# Willy warmer boxer shorts



## Jenniesugarsweet

Hi can any one help I have seen pics of knitted boxer shorts with built in willy warmer I would love to make this as a joke christmas present but can't find a pattern can anyone help xx


----------



## Colorado knits

I embarrassed by son by showing this to him.


----------



## puchy

This is ugly to show. -


----------



## no1girl

what a laugh! You have started my day witha belly laugh.

thanks.


----------



## daleech

I agree! But is a cute gag gift. Us shy Mama's.... toooo much out there now adays. Modesty is long time gone.


----------



## Leonora

What a laugh.........I'd love the pattern too, to make a joke christmas present........I know just the one that would appreciate the novelty.


----------



## no1girl

shy mamas!!!!!!!!!!!!! there is nothing indecent about the human body. how did you get to be born....how did you get to be a moma?????


----------



## daleech

Who said the body was indecent. Just to much show. No modesty anymore. Here in the US you can drive down the public hiway and get a full view look see. Anyhow I would like that pattern also. Makes cool gag gifts.


----------



## Clickers

These were shown on KP some time ago, you could try the search button above.


----------



## sharonclegg

Did you manage to find a pattern for these ? If so can you share it please ?


----------



## ceepee

Love this.. I need one of these for a gift too.


----------



## ClaudiaS

Please could someone tell me how we could get this pattern for these boxer shorts/willy warmer. I really want to knit it soon for Xmas gift.


----------



## daleech

I don't think any of the KPer's knows where to get the pattern. They would have shared.
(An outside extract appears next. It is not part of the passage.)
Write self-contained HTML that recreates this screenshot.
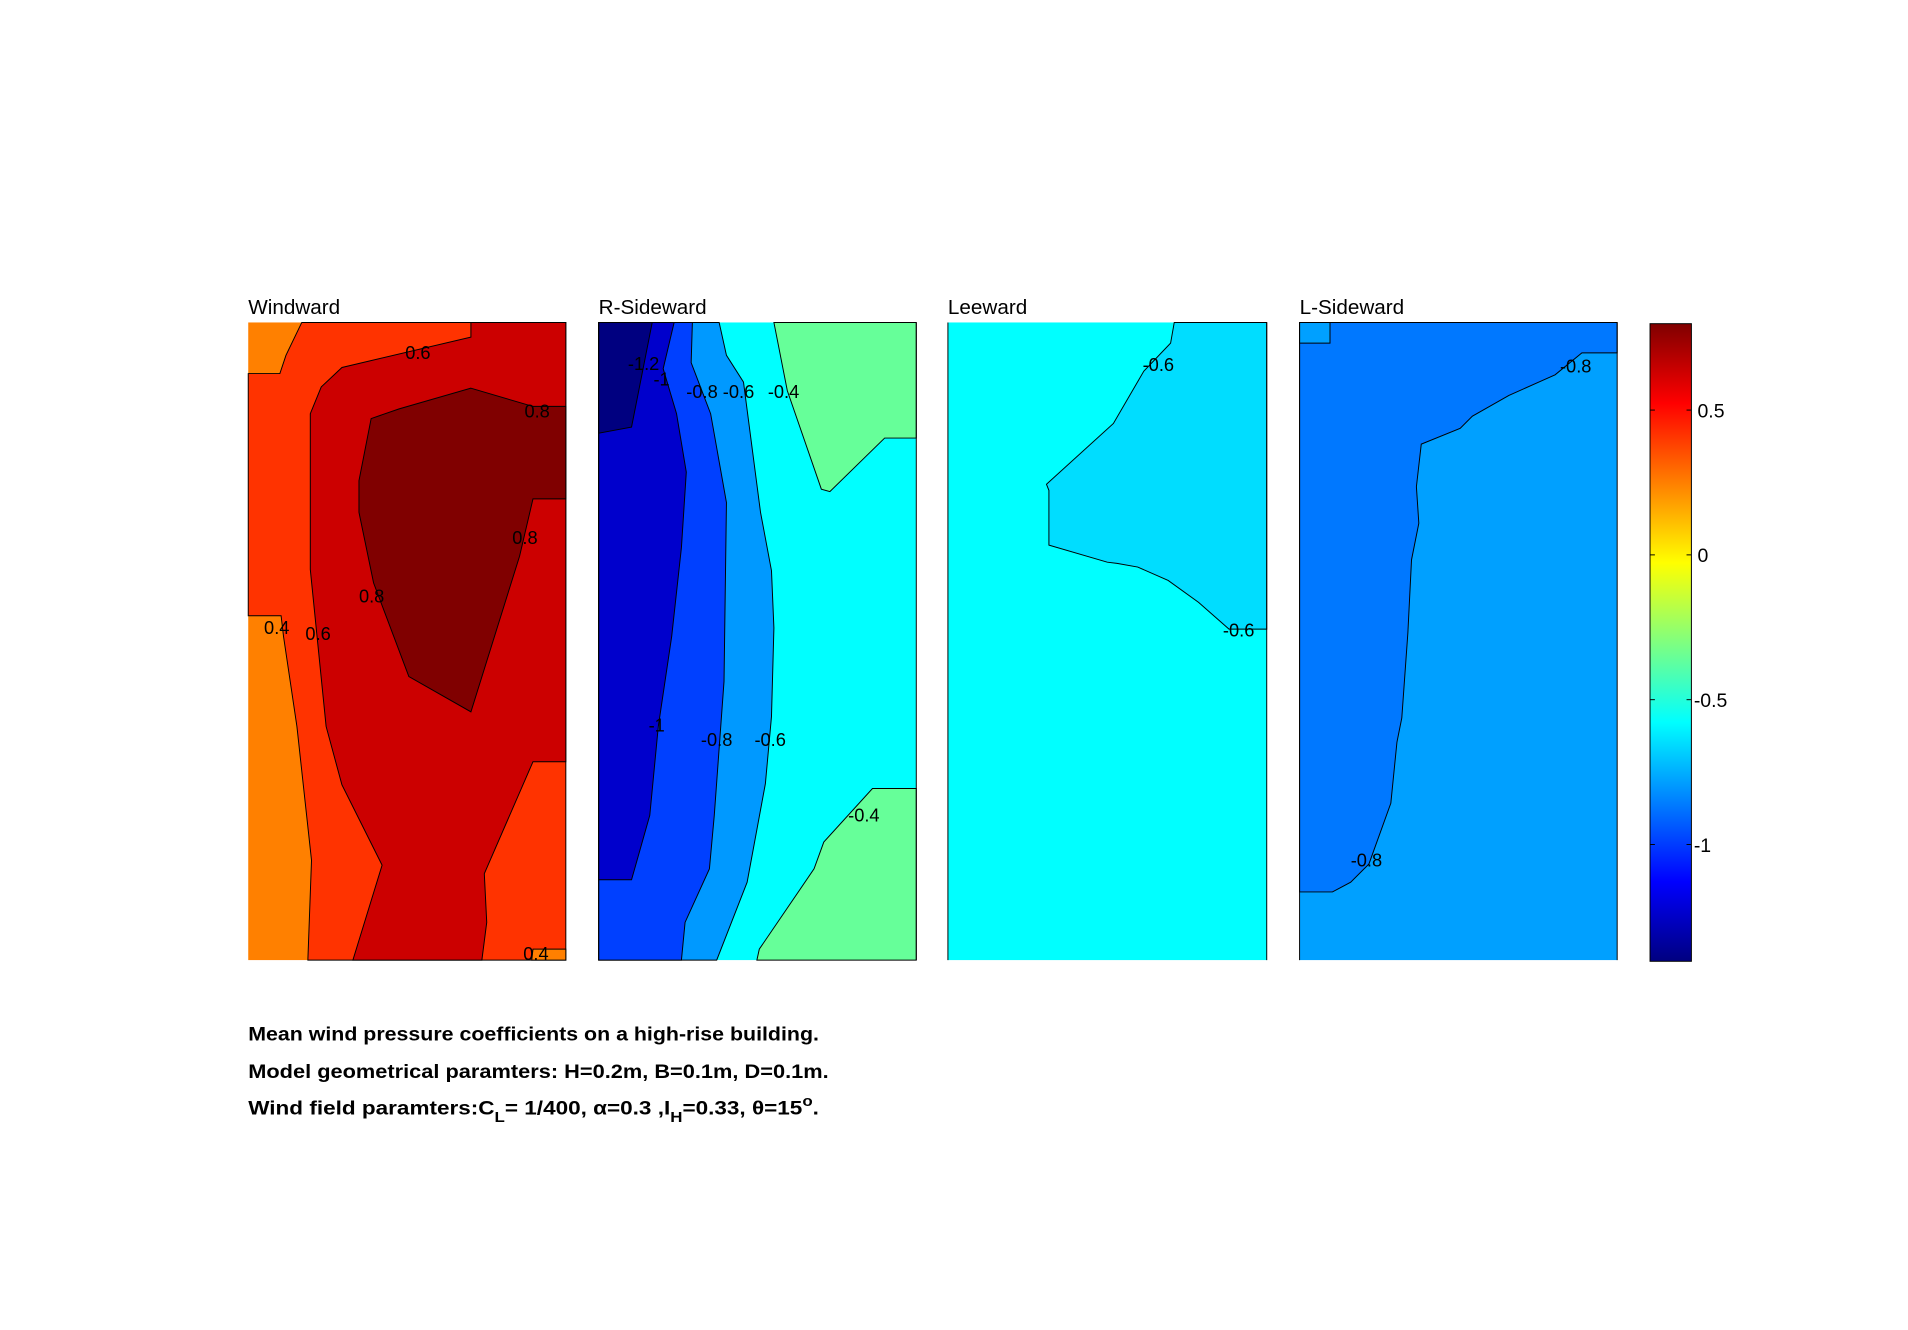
<!DOCTYPE html>
<html><head><meta charset="utf-8"><style>
html,body{margin:0;padding:0;background:#fff;width:1908px;height:1330px;overflow:hidden}
svg{display:block}
text{font-family:"Liberation Sans",Arial,sans-serif}
</style></head><body>
<svg width="1908" height="1330" viewBox="0 0 1568 1093" preserveAspectRatio="none" xmlns="http://www.w3.org/2000/svg">
<defs>
<linearGradient id="jet" x1="0" y1="1" x2="0" y2="0">
<stop offset="0" stop-color="#000080"/>
<stop offset="0.125" stop-color="#0000ff"/>
<stop offset="0.375" stop-color="#00ffff"/>
<stop offset="0.625" stop-color="#ffff00"/>
<stop offset="0.875" stop-color="#ff0000"/>
<stop offset="1" stop-color="#800000"/>
</linearGradient>
</defs>
<g stroke="#000" stroke-width="0.8" font-size="16">
<!-- Windward -->
<rect x="204" y="265" width="261" height="524" fill="#ff8000" stroke="none"/>
<polygon fill="#ff3300" points="248,265 465,265 465,789 253,789 256,707 244,597 233,523 231,506 204,506 204,307 230,307 235,292"/>
<polygon fill="#cc0000" points="387,265 387,277 281,302 264,318 255,340 255,468 268,597 281,645 314,711 290,789 396,789 400,758 398,718 438,626 465,626 465,265"/>
<polygon fill="#ff8000" points="438,780 465,780 465,789 437,789"/>
<polygon fill="#800000" points="387,319 438,334 465,334 465,410 438,410 427,457 387,585 336,556 307,479 295,421 295,395 305,344 328,336"/>
<g stroke="none" fill="#000" font-size="15">
<text x="333" y="295">0.6</text><text x="431" y="343">0.8</text><text x="421" y="447">0.8</text>
<text x="295" y="495">0.8</text><text x="217" y="521">0.4</text><text x="251" y="526">0.6</text><text x="430" y="789">0.4</text>
</g>
<!-- R-Sideward -->
<rect x="492" y="265" width="261" height="524" fill="#00ffff" stroke="none"/>
<polygon fill="#66ff99" points="636,265 647,321 675,402 682,404 727,360 753,360 753,265"/>
<polygon fill="#66ff99" points="753,648 717,648 677,692 669,714 624,780 622,789 753,789"/>
<polygon fill="#0099ff" points="591,265 597,292 611,314 625,421 634,469 636,516 634,589 629,644 614,725 589,789 492,789 492,265"/>
<polygon fill="#0040ff" points="569,265 568,298 584,340 597,413 595,560 587,670 583,714 563,758 560,789 492,789 492,265"/>
<polygon fill="#0000cc" points="554,265 545,303 556,340 564,388 560,450 552,523 541,597 534,670 519,723 492,723 492,265"/>
<polygon fill="#000080" points="536,265 519,351 492,356 492,265"/>
<g stroke="none" fill="#000" font-size="15">
<text x="516" y="304">-1.2</text><text x="537" y="317">-1</text><text x="564" y="327">-0.8</text><text x="594" y="327">-0.6</text><text x="631" y="327">-0.4</text>
<text x="533" y="601">-1</text><text x="576" y="613">-0.8</text><text x="620" y="613">-0.6</text><text x="697" y="675">-0.4</text>
</g>
<!-- Leeward -->
<rect x="779" y="265" width="262" height="524" fill="#00ffff" stroke="none"/>
<polygon fill="#00ddff" points="965,265 962,282 940,305 915,348 860,398 862,403 862,448 910,462 918,463 935,466 960,477 985,495 1010,517 1041,517 1041,265"/>
<g stroke="none" fill="#000" font-size="15">
<text x="939" y="305">-0.6</text><text x="1005" y="523">-0.6</text>
</g>
<!-- L-Sideward -->
<rect x="1068" y="265" width="261" height="524" fill="#00a0ff" stroke="none"/>
<polygon fill="#0078ff" points="1068,265 1329,265 1329,290 1300,290 1278,308 1240,325 1210,342 1200,352 1168,365 1164,400 1166,430 1160,460 1157,520 1152,590 1148,610 1143,660 1125,710 1110,725 1095,733 1068,733"/>
<polygon fill="#00a0ff" points="1068,265 1093,265 1093,282 1068,282"/>
<g stroke="none" fill="#000" font-size="15">
<text x="1282" y="306">-0.8</text><text x="1110" y="712">-0.8</text>
</g>
<g fill="none" stroke="#000" stroke-width="0.8">
<line x1="492" y1="265" x2="492" y2="789"/><line x1="753" y1="265" x2="753" y2="789"/>
<line x1="779" y1="265" x2="779" y2="789"/><line x1="1041" y1="265" x2="1041" y2="789"/>
<line x1="1068" y1="265" x2="1068" y2="789"/><line x1="1329" y1="265" x2="1329" y2="789"/>
</g>
</g>
<g font-size="17" fill="#000">
<text x="204" y="258">Windward</text><text x="492" y="258">R-Sideward</text>
<text x="779" y="258">Leeward</text><text x="1068" y="258">L-Sideward</text>
</g>
<rect x="1356" y="266" width="34" height="524" fill="url(#jet)" stroke="#000" stroke-width="0.8"/>
<g stroke="#000" stroke-width="0.8">
<line x1="1356" y1="337" x2="1360" y2="337"/><line x1="1386" y1="337" x2="1390" y2="337"/>
<line x1="1356" y1="456" x2="1360" y2="456"/><line x1="1386" y1="456" x2="1390" y2="456"/>
<line x1="1356" y1="575" x2="1360" y2="575"/><line x1="1386" y1="575" x2="1390" y2="575"/>
<line x1="1356" y1="694" x2="1360" y2="694"/><line x1="1386" y1="694" x2="1390" y2="694"/>
</g>
<g font-size="16" fill="#000">
<text x="1395" y="343">0.5</text><text x="1395" y="462">0</text><text x="1392" y="581">-0.5</text><text x="1392" y="700">-1</text>
</g>
<g font-size="16" font-weight="bold" fill="#000">
<text x="204" y="855" textLength="469" lengthAdjust="spacingAndGlyphs">Mean wind pressure coefficients on a high-rise building.</text>
<text x="204" y="886" textLength="477" lengthAdjust="spacingAndGlyphs">Model geometrical paramters: H=0.2m, B=0.1m, D=0.1m.</text>
<text x="204" y="916" textLength="469" lengthAdjust="spacingAndGlyphs">Wind field paramters:C<tspan font-size="12" dy="6">L</tspan><tspan dy="-6">= 1/400, α=0.3 ,I</tspan><tspan font-size="12" dy="6">H</tspan><tspan dy="-6">=0.33, θ=15</tspan><tspan font-size="12" dy="-7">o</tspan><tspan dy="7">.</tspan></text>
</g>
</svg>
</body></html>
Alot of us would like it. would make nice gag gifts.


----------



## DomesticDiva

If you google "williy+warmer+knitting+free+pattern"
this comes up
is on ravelry in mature section?


----------



## Vole61

http://www.ravelry.com/patterns/library/seamless-willie-warmer

http://www.mensknittingretreat.com/uploads/8/3/2/2/8322184/mywilliewarmer.pdf

http://www.amazon.co.uk/s/?ie=UTF8&keywords=willywarmer&tag=googhydr-21&index=aps&hvadid=38878039434&hvpos=1t2&hvexid=&hvnetw=s&hvrand=1477060077290388523&hvpone=&hvptwo=&hvqmt=b&hvdev=c&ref=pd_sl_51qsgijowb_b

http://queerjoe.com/patterns/Willie_Warmer_Pattern.htm


----------



## sharonclegg

Actual willy warmers knitting patterns are not too hard to find, its the boxer shorts ones that can't be found


----------



## knittinginma

Lots more here

http://www.knittingparadise.com/t-140251-1.html


----------



## knittinginma

I found these

http://hekle-strikke.blogspot.no/2012/01/oppskrift-pa-snabeltruse-med.html


----------



## knittinginma

http://www.ravelry.com/patterns/library/ribbed-boxerbriefs


----------



## gozolady

http://www.ravelry.com/patterns/library/elephant-trunks


----------



## lyndylou 5

Jenniesugarsweet said:


> Hi can any one help I have seen pics of knitted boxer shorts with built in willy warmer I would love to make this as a joke christmas present but can't find a pattern can anyone help xx


----------



## MiniHawHaw

Here is a pattern on Etsy for a pair in crochet:
https://www.etsy.com/listing/222688594/willie-warmer-boxer-shorts-crochet?ref=market
Mary Jo


----------